The area surrounding the Fulton Marsh is generally flat with very minimal sloping. In areas where Fulton Creek emerges, a light depression begins to form. Towards the river, the creek slopes into a sharp and deep ravine.

Fulton Creek moves through a short culvert underneath Whitemud Drive, between Maple and Maple Ridge Industrial. It is above ground through much of the Maple Ridge, Southeast and Pylypow industrial areas, moving back into a culvert near 43a Street and 69 Avenue in the northwest corner of Pylypow.

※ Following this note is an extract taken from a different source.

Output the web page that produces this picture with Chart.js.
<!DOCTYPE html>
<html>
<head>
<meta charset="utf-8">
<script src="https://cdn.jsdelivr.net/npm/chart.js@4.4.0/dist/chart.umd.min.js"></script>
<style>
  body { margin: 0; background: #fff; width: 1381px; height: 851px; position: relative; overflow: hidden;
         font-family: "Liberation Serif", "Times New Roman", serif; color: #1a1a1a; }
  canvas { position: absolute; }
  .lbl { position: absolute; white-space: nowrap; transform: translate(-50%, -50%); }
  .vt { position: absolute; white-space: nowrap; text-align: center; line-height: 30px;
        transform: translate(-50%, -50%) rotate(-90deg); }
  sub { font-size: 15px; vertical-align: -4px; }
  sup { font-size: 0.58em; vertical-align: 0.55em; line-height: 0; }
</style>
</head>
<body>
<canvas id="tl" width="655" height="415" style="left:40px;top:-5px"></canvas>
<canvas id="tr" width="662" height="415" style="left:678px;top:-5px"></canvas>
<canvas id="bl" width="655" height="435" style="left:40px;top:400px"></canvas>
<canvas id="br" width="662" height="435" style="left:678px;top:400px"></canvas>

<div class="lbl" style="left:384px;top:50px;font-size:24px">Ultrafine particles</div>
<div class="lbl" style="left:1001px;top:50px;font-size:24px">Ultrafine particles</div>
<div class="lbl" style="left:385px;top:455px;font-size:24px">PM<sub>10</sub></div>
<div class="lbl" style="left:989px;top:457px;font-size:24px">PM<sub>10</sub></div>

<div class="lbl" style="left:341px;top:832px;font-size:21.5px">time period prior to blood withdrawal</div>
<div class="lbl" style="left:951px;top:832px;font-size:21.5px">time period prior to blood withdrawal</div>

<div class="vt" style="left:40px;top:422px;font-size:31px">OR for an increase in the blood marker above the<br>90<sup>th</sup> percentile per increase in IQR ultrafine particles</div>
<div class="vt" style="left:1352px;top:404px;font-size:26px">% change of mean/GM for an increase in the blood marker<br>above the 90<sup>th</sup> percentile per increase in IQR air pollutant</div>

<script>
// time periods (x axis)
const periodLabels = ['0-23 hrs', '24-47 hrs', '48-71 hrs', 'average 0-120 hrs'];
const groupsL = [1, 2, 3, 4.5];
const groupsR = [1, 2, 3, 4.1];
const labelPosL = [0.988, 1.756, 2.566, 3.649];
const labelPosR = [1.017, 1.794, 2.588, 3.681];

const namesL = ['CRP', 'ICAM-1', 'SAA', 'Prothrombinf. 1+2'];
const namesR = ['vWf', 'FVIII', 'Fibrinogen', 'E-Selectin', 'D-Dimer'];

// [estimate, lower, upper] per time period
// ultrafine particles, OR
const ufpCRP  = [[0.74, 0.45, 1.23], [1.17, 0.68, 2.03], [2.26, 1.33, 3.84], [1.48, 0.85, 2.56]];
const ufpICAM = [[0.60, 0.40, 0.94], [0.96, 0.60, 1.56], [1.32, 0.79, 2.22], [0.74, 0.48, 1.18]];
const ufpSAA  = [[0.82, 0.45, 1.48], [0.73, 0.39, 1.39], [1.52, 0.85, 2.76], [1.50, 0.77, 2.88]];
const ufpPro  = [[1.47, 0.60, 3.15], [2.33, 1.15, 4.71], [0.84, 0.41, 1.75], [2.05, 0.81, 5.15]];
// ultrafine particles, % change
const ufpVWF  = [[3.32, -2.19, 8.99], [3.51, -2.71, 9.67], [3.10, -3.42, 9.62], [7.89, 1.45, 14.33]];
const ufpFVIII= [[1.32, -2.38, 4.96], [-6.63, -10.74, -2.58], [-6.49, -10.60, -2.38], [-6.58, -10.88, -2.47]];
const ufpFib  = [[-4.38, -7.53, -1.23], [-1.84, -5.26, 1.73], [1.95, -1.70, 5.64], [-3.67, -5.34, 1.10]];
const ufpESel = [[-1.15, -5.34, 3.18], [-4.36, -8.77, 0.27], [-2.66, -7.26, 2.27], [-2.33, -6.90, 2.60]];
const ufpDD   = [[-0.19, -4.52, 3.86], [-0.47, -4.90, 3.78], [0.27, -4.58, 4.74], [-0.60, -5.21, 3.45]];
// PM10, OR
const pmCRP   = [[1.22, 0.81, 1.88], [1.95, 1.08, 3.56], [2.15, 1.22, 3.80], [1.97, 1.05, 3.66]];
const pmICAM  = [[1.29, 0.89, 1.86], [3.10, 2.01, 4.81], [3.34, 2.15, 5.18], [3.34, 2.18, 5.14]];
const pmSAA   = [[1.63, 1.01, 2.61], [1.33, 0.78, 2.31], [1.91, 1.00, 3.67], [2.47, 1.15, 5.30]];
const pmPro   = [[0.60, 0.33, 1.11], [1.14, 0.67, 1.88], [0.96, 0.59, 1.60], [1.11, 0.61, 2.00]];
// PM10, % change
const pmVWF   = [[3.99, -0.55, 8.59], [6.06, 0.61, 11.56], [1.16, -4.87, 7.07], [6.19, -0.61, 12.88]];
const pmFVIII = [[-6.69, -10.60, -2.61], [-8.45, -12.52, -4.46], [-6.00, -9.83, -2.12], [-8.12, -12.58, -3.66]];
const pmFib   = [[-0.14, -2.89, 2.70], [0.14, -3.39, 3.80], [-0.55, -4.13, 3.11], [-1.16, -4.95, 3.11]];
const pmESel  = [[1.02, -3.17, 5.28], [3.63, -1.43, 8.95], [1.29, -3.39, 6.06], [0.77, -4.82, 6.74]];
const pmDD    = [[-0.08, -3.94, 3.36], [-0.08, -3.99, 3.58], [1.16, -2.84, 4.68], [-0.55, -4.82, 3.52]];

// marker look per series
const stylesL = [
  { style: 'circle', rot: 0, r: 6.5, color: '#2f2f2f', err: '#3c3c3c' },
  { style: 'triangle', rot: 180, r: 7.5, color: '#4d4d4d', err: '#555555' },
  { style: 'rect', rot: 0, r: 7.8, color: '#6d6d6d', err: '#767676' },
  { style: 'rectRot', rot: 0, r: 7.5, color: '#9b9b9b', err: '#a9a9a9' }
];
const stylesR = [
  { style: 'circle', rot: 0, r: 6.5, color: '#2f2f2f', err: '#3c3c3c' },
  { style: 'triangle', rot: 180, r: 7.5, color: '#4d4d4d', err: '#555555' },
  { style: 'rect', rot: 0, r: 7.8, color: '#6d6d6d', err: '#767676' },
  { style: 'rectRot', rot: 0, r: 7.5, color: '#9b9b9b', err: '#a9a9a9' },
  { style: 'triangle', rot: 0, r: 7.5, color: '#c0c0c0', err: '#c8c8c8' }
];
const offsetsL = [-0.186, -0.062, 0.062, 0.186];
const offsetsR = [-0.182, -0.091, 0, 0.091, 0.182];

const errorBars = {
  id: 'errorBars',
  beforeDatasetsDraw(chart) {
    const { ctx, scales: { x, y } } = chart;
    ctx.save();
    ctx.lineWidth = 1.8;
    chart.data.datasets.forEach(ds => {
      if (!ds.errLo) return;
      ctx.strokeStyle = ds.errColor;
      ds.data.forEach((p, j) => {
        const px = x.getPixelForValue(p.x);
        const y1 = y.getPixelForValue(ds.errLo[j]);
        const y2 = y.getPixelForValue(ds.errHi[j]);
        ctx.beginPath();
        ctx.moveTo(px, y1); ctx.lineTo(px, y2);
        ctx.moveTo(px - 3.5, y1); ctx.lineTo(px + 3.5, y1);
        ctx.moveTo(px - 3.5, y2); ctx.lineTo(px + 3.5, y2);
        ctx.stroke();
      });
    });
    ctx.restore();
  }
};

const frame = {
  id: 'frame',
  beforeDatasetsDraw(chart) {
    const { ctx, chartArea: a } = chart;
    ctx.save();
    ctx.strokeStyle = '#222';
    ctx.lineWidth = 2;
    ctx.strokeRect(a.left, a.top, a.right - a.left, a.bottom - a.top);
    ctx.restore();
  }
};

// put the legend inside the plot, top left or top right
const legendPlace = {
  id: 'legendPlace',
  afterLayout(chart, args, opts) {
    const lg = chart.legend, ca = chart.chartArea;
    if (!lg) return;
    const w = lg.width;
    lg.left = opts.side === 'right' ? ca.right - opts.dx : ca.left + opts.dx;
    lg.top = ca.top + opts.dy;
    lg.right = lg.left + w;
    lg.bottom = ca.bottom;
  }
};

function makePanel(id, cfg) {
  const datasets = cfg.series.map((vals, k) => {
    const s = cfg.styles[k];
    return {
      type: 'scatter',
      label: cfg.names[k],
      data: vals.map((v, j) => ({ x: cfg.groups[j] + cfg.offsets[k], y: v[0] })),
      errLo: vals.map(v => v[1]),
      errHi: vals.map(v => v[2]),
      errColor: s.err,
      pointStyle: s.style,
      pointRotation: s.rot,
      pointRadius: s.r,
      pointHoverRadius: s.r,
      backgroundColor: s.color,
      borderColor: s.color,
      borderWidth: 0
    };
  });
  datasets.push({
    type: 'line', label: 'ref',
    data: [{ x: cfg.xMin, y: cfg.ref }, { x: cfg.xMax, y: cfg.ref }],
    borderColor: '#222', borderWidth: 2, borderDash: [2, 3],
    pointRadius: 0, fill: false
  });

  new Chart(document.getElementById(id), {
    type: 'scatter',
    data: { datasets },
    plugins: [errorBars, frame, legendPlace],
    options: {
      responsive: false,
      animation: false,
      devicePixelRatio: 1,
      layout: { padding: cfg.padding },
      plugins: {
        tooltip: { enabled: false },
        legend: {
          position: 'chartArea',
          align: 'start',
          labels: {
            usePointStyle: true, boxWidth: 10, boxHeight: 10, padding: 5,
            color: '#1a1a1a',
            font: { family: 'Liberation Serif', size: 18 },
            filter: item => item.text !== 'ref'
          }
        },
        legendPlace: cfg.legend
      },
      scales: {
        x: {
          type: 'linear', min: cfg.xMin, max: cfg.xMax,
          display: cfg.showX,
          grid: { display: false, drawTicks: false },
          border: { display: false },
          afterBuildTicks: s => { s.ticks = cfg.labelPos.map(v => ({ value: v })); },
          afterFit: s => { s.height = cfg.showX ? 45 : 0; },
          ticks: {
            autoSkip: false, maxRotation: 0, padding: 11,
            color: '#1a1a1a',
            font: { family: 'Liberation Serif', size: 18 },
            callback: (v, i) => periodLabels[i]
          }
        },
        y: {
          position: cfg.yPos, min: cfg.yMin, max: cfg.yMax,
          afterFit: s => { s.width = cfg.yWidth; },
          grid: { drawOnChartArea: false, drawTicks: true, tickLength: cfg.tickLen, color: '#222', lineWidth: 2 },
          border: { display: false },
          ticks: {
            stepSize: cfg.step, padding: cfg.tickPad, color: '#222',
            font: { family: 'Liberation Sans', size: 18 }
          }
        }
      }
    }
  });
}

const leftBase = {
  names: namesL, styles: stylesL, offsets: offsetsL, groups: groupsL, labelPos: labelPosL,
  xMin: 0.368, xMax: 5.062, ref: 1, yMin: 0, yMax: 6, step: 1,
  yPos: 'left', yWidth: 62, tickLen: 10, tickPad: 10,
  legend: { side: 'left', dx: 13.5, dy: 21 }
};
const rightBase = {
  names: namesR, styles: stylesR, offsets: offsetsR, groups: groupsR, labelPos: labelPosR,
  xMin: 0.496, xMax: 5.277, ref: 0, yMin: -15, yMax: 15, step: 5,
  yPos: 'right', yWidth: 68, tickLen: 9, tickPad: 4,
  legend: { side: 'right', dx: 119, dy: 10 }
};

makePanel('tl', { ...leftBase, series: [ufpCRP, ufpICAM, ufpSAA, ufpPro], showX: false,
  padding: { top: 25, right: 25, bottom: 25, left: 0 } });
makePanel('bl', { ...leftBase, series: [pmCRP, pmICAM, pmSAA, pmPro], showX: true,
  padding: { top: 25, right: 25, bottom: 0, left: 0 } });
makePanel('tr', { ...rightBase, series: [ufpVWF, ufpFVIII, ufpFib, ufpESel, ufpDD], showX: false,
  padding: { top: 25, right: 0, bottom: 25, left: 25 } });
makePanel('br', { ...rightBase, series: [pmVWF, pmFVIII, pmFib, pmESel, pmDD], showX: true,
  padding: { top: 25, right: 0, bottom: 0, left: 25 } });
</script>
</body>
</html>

The Creek remains in underground culverts through the Weir, Davies and Gainer industrial areas as well as the Kenilworth and Ottewell neighbourhoods. It emerges in ponding areas in a park on the northwest side of Austin O'Brien Catholic High School, on the north central edge of Ottewell. From there, with exceptions for culverts and ponding areas, Fulton Creek flows above ground through the park like Fulton Creek Ravine, which divides the Terrace Heights and Fulton Place neighbourhoods. Wayne Gretzky Drive runs through the side of the final northern section of the Fulton Creek Ravine, before the Drive crosses the Capilano Bridge and Fulton Creek discharges into the North Saskatchewan River.